6. No Appeal or Reconsideration Process
Once the Board votes, there is no process for:
• Communities to appeal based on new information
• Reconsidering if implementation problems emerge
• Adjusting based on changed circumstances
This is a one-way decision with no safety valve or course correction.
7. Inadequate Transition Planning
The process focused on which schools to close, but provided minimal detail on:
• How SDC programs will be reconstituted at receiving schools
• Traffic and parking impacts at receiving schools
• Actual capacity constraints (1,215 students above 10-year peak in Option 2)
• Support for students with IEPs during transitions
Plans focus on closures, not on successful student outcomes.

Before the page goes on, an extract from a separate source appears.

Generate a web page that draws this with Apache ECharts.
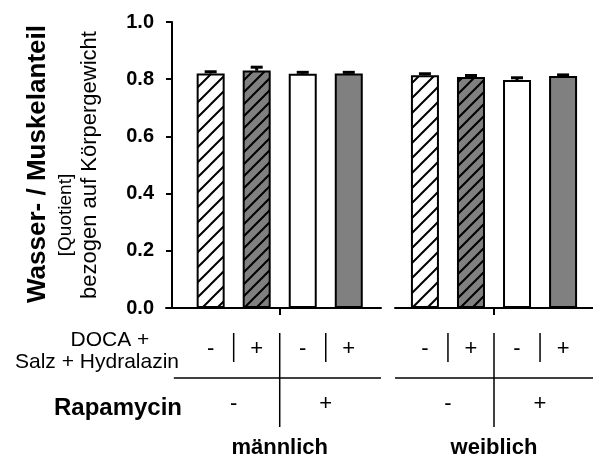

Process Verdict: The compressed timeline, undemocratic committee selection, severely limited public input, staff control of all options, and lack of accountability for disproportionate impacts combine to create a process that appears designed to implement predetermined outcomes rather than genuinely engage the community in shared decision-making.

The Logical Conclusion

If the schools being closed had lower scores on district metrics, closing them would improve the overall averages.

Instead:

This proves that ALL THREE OPTIONS harm our most vulnerable students and close schools that score ABOVE the district average on multiple criteria.

Data Source

All metrics are from the San José Unified School District's official "Schools of Tomorrow Implementation Committee (STIC) – February 10 Metrics Summary Tables" document, publicly available in the February 10, 2026 STIC meeting materials.

This analysis uses ONLY the district's own data and official metrics. No alternative scenarios or external data sources were used.